If you don’t have the advantage of a group-setting to help tell others when they are in water, what else can you do?
Well certainly don’t criticize or judge, cast blame or be forceful.
Instead try something like this:
Use positive reinforcement to point out good qualities and good things that happen along the way.
When someone has done a behavior that is good for the direction of the desired change, latch onto it and praise the crap out of it for a little while anyway…
2) Use Imagery
The brain doesn’t really feel with the linguistic part of the brain, so we have a hard time expressing how we feel.
Ever used the term, ‘it just doesn’t feel right’?
We use that term because our brains have a very difficult time expressing what it is feeling via words. I
mages are far more effective, so rather than talk about what, try to paint a picture with your words or find your inner artist and draw.
3) Build Trust
Trust is essential for any relationship, but if you want someone else to believe what you’re telling them, they absolutely must first, have a deep level of trust and respect for you.
4) Embrace Adversity
No one said this would be easy so prepare yourself for some rough patches.
The process of change is hard, the process of trying to get someone to realize when they are in water is hard, so willingly understand that there is no easy path for either of you.
5) Change Yourself
Recognize that we all have the power to change ourselves, not others.

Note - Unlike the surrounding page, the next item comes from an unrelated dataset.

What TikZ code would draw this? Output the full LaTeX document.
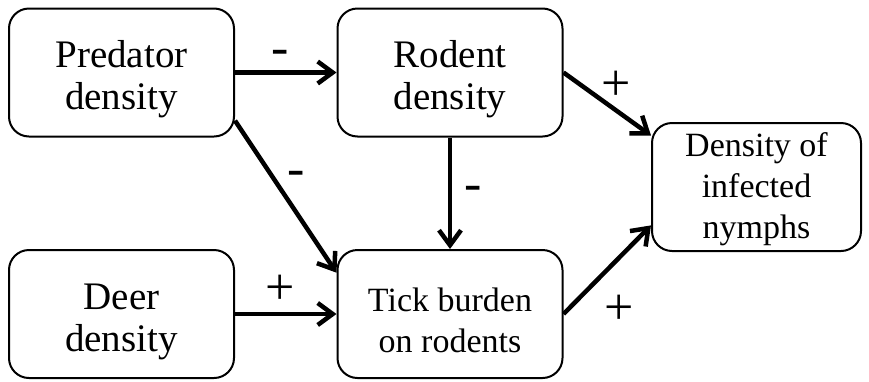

Sometimes I must admit, you’d be amazed what you are able to get out of others simply by changing yourself.
Not only does it inspire the people around you, but you’ll find yourself realizing that you couldn’t control what other people do anyway, so why fret about it.
Generally, try to be as loving and as supportive as you could possibly be and you’ll lure people from the water. Take the other approach and they’ll probably sink deeper.